INSTRUCTIONS FOR THE TASK: Find the lines below that contain the string "chart". Copy each one.

MATERIAL:

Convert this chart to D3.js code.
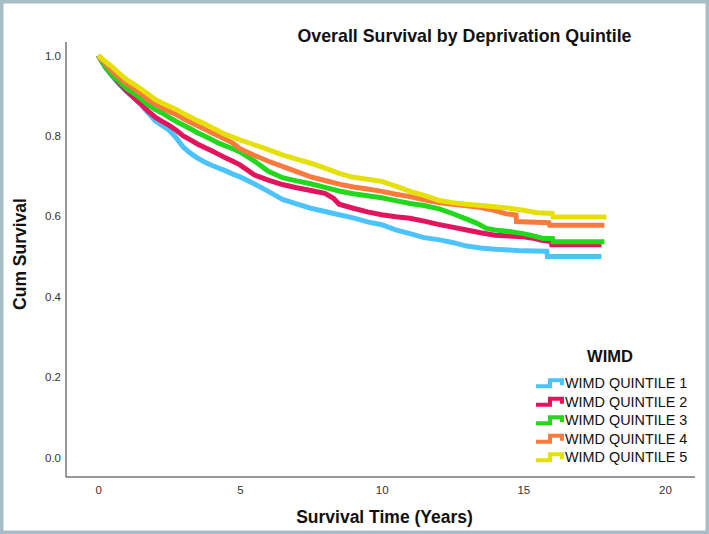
<!DOCTYPE html>
<html>
<head>
<meta charset="utf-8">
<script src="https://cdn.jsdelivr.net/npm/d3@7"></script>
<style>
  html, body { margin: 0; padding: 0; background: #fff; }
  svg { display: block; font-family: "Liberation Sans", Arial, sans-serif; }
</style>
</head>
<body>
<svg id="chart" width="709" height="534"></svg>
<script>
// ---- DATA ----
const title = "Overall Survival by Deprivation Quintile";
const xTitle = "Survival Time (Years)";
const yTitle = "Cum Survival";
const legendTitle = "WIMD";
const seriesNames = ["WIMD QUINTILE 1", "WIMD QUINTILE 2", "WIMD QUINTILE 3", "WIMD QUINTILE 4", "WIMD QUINTILE 5"];
const seriesColors = ["#4cc4fb", "#e1155e", "#22d81c", "#fa7a3e", "#e6e00a"];
const xTicks = [0, 5, 10, 15, 20];
const yTicks = [0.0, 0.2, 0.4, 0.6, 0.8, 1.0];

// [time (years), cumulative survival]
const q1 = [[0,1],[0.25,0.970],[0.5,0.948],[0.75,0.928],[1,0.910],[1.25,0.895],[1.5,0.878],[1.75,0.858],[2,0.838],[2.25,0.826],[2.5,0.814],[2.75,0.795],[3,0.772],[3.25,0.757],[3.5,0.745],[3.75,0.735],[4,0.727],[4.25,0.720],[4.5,0.713],[4.75,0.705],[5,0.698],[5.5,0.681],[6,0.662],[6.5,0.642],[7,0.631],[7.5,0.620],[8,0.612],[8.5,0.604],[9,0.596],[9.5,0.586],[10,0.579],[10.5,0.566],[11,0.557],[11.5,0.547],[12,0.542],[12.5,0.535],[13,0.526],[13.5,0.521],[14,0.518],[14.5,0.516],[15,0.514],[15.83,0.513],[15.85,0.500],[17.76,0.500]];
const q2 = [[0,1],[0.25,0.972],[0.5,0.950],[0.75,0.930],[1,0.912],[1.25,0.895],[1.5,0.880],[1.75,0.862],[2,0.847],[2.25,0.836],[2.5,0.826],[2.75,0.814],[3,0.800],[3.25,0.790],[3.5,0.780],[3.75,0.771],[4,0.763],[4.25,0.754],[4.5,0.745],[4.75,0.737],[5,0.728],[5.5,0.703],[6,0.690],[6.5,0.679],[7,0.671],[7.5,0.664],[8,0.657],[8.3,0.645],[8.5,0.630],[9,0.620],[9.5,0.611],[10,0.604],[10.5,0.599],[11,0.595],[11.5,0.588],[12,0.580],[12.5,0.573],[13,0.566],[13.5,0.559],[14,0.553],[14.5,0.551],[15,0.549],[15.4,0.545],[15.6,0.541],[15.98,0.537],[16,0.529],[17.76,0.529]];
const q3 = [[0,1],[0.25,0.972],[0.5,0.950],[0.75,0.935],[1,0.918],[1.25,0.906],[1.5,0.893],[1.75,0.878],[2,0.866],[2.25,0.857],[2.5,0.846],[2.75,0.836],[3,0.827],[3.25,0.818],[3.5,0.808],[3.75,0.800],[4,0.791],[4.25,0.782],[4.5,0.775],[4.75,0.768],[5,0.760],[5.5,0.738],[6,0.712],[6.5,0.696],[7,0.688],[7.5,0.681],[8,0.672],[8.5,0.663],[9,0.656],[9.5,0.651],[10,0.646],[10.5,0.639],[11,0.632],[11.5,0.627],[12,0.619],[12.5,0.607],[13,0.593],[13.35,0.583],[13.7,0.570],[14,0.566],[14.5,0.562],[15,0.557],[15.25,0.553],[15.7,0.545],[16.03,0.545],[16.05,0.537],[17.86,0.537]];
const q4 = [[0,1],[0.25,0.980],[0.5,0.960],[0.75,0.945],[1,0.930],[1.25,0.918],[1.5,0.905],[1.75,0.890],[2,0.879],[2.25,0.870],[2.5,0.861],[2.75,0.853],[3,0.843],[3.25,0.834],[3.5,0.825],[3.75,0.817],[4,0.808],[4.25,0.800],[4.5,0.791],[4.75,0.782],[5,0.768],[5.5,0.752],[6,0.737],[6.5,0.724],[7,0.711],[7.5,0.698],[8,0.689],[8.5,0.680],[9,0.673],[9.5,0.668],[10,0.662],[10.5,0.655],[11,0.649],[11.5,0.641],[12,0.634],[12.5,0.630],[13,0.626],[13.5,0.622],[14,0.614],[14.4,0.606],[14.74,0.603],[14.76,0.587],[15.9,0.584],[15.93,0.578],[17.86,0.578]];
const q5 = [[0,1],[0.25,0.985],[0.5,0.971],[0.75,0.955],[1,0.940],[1.25,0.929],[1.5,0.917],[1.75,0.904],[2,0.891],[2.25,0.882],[2.5,0.874],[2.75,0.866],[3,0.856],[3.25,0.847],[3.5,0.838],[3.75,0.830],[4,0.821],[4.25,0.812],[4.5,0.803],[4.75,0.797],[5,0.790],[5.5,0.778],[6,0.766],[6.5,0.753],[7,0.742],[7.5,0.732],[8,0.720],[8.5,0.707],[9,0.697],[9.5,0.692],[10,0.687],[10.5,0.675],[11,0.662],[11.5,0.652],[12,0.640],[12.5,0.634],[13,0.630],[13.5,0.627],[14,0.624],[14.5,0.620],[15,0.615],[15.5,0.609],[16.02,0.607],[16.05,0.598],[17.93,0.598]];
const seriesData = [q1, q2, q3, q4, q5];

// ---- DRAW ----
const svg = d3.select("#chart");
const W = 709, H = 534;

// frame
svg.append("rect").attr("x", 1.75).attr("y", 1.75).attr("width", W - 3.5).attr("height", H - 3.5)
  .attr("fill", "#fff").attr("stroke", "#a9bdc8").attr("stroke-width", 3.5);

const x = d3.scaleLinear().domain([0, 20]).range([98.3, 665]);
const y = d3.scaleLinear().domain([0, 1]).range([457.5, 55.5]);
const axisLeftX = 66, axisBottomY = 477, axisTopY = 42, axisRightX = 695;

// axes lines
svg.append("line").attr("x1", axisLeftX).attr("x2", axisLeftX).attr("y1", axisTopY).attr("y2", axisBottomY)
  .attr("stroke", "#333").attr("stroke-width", 1);
svg.append("line").attr("x1", axisLeftX).attr("x2", axisRightX).attr("y1", axisBottomY).attr("y2", axisBottomY)
  .attr("stroke", "#333").attr("stroke-width", 1);

const gx = svg.append("g").attr("transform", `translate(0,${axisBottomY})`)
  .call(d3.axisBottom(x).tickValues(xTicks).tickSize(0).tickPadding(9).tickFormat(d3.format("d")));
gx.select(".domain").remove();
gx.selectAll("text").attr("font-size", 11.5).attr("fill", "#333").attr("font-family", "Liberation Sans, Arial, sans-serif");

const gy = svg.append("g").attr("transform", `translate(${axisLeftX},0)`)
  .call(d3.axisLeft(y).tickValues(yTicks).tickSize(0).tickPadding(5).tickFormat(d3.format(".1f")));
gy.select(".domain").remove();
gy.selectAll("text").attr("font-size", 11.5).attr("fill", "#333").attr("font-family", "Liberation Sans, Arial, sans-serif");

// curves
const line = d3.line().x(d => x(d[0])).y(d => y(d[1])).curve(d3.curveLinear);
seriesData.forEach((s, i) => {
  svg.append("path").datum(s).attr("d", line)
    .attr("fill", "none").attr("stroke", seriesColors[i]).attr("stroke-width", 5)
    .attr("stroke-linejoin", "miter");
});

// titles
svg.append("text").attr("x", 464.5).attr("y", 42).attr("text-anchor", "middle")
  .attr("font-size", 17.8).attr("font-weight", "bold").attr("fill", "#111").text(title);
svg.append("text").attr("x", 384.5).attr("y", 523).attr("text-anchor", "middle")
  .attr("font-size", 17.5).attr("font-weight", "bold").attr("fill", "#111").text(xTitle);
svg.append("text").attr("transform", "translate(26,254) rotate(-90)").attr("text-anchor", "middle")
  .attr("font-size", 17.5).attr("font-weight", "bold").attr("fill", "#111").text(yTitle);

// legend
svg.append("text").attr("x", 610).attr("y", 362).attr("text-anchor", "middle")
  .attr("font-size", 16.5).attr("font-weight", "bold").attr("fill", "#111").text(legendTitle);
seriesNames.forEach((name, i) => {
  const cy = 383.3 + i * 18.5;
  svg.append("path")
    .attr("d", `M536,${cy + 3} H550 V${cy - 3} H562 V${cy + 2}`)
    .attr("fill", "none").attr("stroke", seriesColors[i]).attr("stroke-width", 4);
  svg.append("text").attr("x", 565).attr("y", cy + 5).attr("font-size", 14.4).attr("fill", "#111").text(name);
});
</script>
</body>
</html>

ANSWER TO THIS TASK:
Convert this chart to D3.js code.
<svg id="chart" width="709" height="534"></svg>
const svg = d3.select("#chart");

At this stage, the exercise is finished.